When it comes to trade spending for the wine industry, it largely falls on the distributors to handle the details and cost. Wineries, however, aren’t completely off the hook.
Providing a certain level of product support for a sales channel — trade spending — is part of doing business as a food and beverage manufacturer. A lot of the same types of activities apply to the wholesale wine business, but there are differences. The main difference stems from it being a product that follows a three-tier system made up of a winery, distributor, and retailer. This system harks back to when prohibition was repealed in 1933, giving individual states the right to manage the sale of alcohol, after which nearly all states implemented a required system where alcoholic beverages were sold to distributors, that then sold to retail locations.
Trade spending takes on many different forms, such as rebate programs, paying for shelf space (known as slotting), or a buy-one-get-one-half off coupon in the Sunday paper. While a distributor handles the bulk of the sales costs, wineries still need to account for depletion allowances, which are promotional expenses offered to the distributors. These provide an incentive for the distributor to deplete inventory — or sell their inventory through to retailers — and are one of the bigger trade-type expenses that wineries incur.
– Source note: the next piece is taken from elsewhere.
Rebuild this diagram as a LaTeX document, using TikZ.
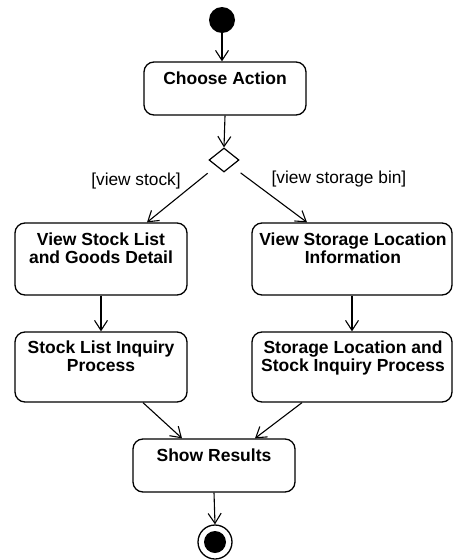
\documentclass[tikz,border=0pt]{standalone}
\usepackage{fontspec}
\setmainfont{Liberation Sans}
\usetikzlibrary{arrows.meta,shapes.geometric}
\begin{document}
\begin{tikzpicture}[x=1pt,y=-1pt,
  actbox/.style={draw,line width=1.3pt,rounded corners=10pt,inner sep=0pt},
  acttext/.style={anchor=north,align=center,inner sep=0pt,font=\fontsize{17.5}{17.5}\selectfont\bfseries},
  guard/.style={inner sep=0pt,font=\fontsize{17.3}{17.5}\selectfont},
  flow/.style={line width=1.1pt,-{Straight Barb[length=10pt,width=13pt,line width=1.1pt]}}]
\useasboundingbox (0,0) rectangle (454,560);
\fill[white] (0,0) rectangle (454,560);
% initial
\node[circle,fill=black,minimum size=26pt,inner sep=0pt] (init) at (222,20) {};
% boxes
\node[actbox,minimum width=162pt,minimum height=53pt] (choose) at (225,88.5) {};
\node[acttext] (tchoose) at (225,72) {Choose Action};
\node[diamond,draw,line width=1.2pt,minimum width=30pt,minimum height=24pt,inner sep=0pt,aspect=1.25] (dia) at (224,160) {};
\node[actbox,minimum width=172pt,minimum height=72pt] (vsl) at (101,259) {};
\node[acttext] (tvsl) at (101,233) {View Stock List\\and Goods Detail};
\node[actbox,minimum width=200pt,minimum height=72pt] (vsi) at (352,259) {};
\node[acttext] (tvsi) at (353,233) {View Storage Location\\Information};
\node[actbox,minimum width=172pt,minimum height=70pt] (sli) at (101,367) {};
\node[acttext] (tsli) at (101,341) {Stock List Inquiry\\Process};
\node[actbox,minimum width=200pt,minimum height=70pt] (sls) at (352,367) {};
\node[acttext] (tsls) at (353,341) {Storage Location and\\Stock Inquiry Process};
\node[actbox,minimum width=162pt,minimum height=53pt] (show) at (214,465.5) {};
\node[acttext] (tshow) at (214,449) {Show Results};
% final
\node[circle,draw,line width=1.3pt,fill=white,minimum size=34pt,inner sep=0pt] (fin) at (215,542) {};
\node[circle,fill=black,minimum size=22pt,inner sep=0pt] (finin) at (215,542) {};
% guards
\node[guard] (g1) at (136,181) {[view stock]};
\node[guard] (g2) at (339,179) {[view storage bin]};
% flows
\draw[flow] (init.south) -- (init.south |- choose.north);
\draw[flow] (choose.south) -- (dia.north);
\draw[flow,shorten <=11pt] (dia.south west) -- ([xshift=46pt]vsl.north);
\draw[flow,shorten <=11pt] (dia.south east) -- ([xshift=-45pt]vsi.north);
\draw[flow] (vsl.south) -- (sli.north);
\draw[flow] (vsi.south) -- (sls.north);
\draw[flow] ([xshift=42pt]sli.south) -- ([xshift=-32pt]show.north);
\draw[flow] ([xshift=-50pt]sls.south) -- ([xshift=41pt]show.north);
\draw[flow] (show.south) -- (fin.north);
\end{tikzpicture}
\end{document}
Here’s how it works: A winery sells products to its distributor (the customer), which takes legal title, and then sells to restaurants and supermarkets. As a sales incentive, a winery will offer the distributor a volume discount or some amount off of each case that’s bought from them when the distributor shows proof they’ve depleted the wine stock.
Netted against revenue
Under current U.S. generally accepted accounting principles, trade spending incentives, including depletion allowances and bill backs, are presumed to be a reduction of revenue. That presumption can be overcome if a company can show it received an identifiable benefit from the expense. To demonstrate that, the benefit must be sufficiently separable in that the company could have entered into a separate transaction with a party other than the product purchaser, which is similar to demonstration costs or advertising.
To that end, here are some items that wineries offer to distributors that typically are presented net against revenue:
- Depletion allowances, including bill backs
- Discounts
- Volume rebates
Wineries are often invoiced, or billed back, by a distributor for certain wineries’ products. These expenses often fall in the netted-against-revenue category.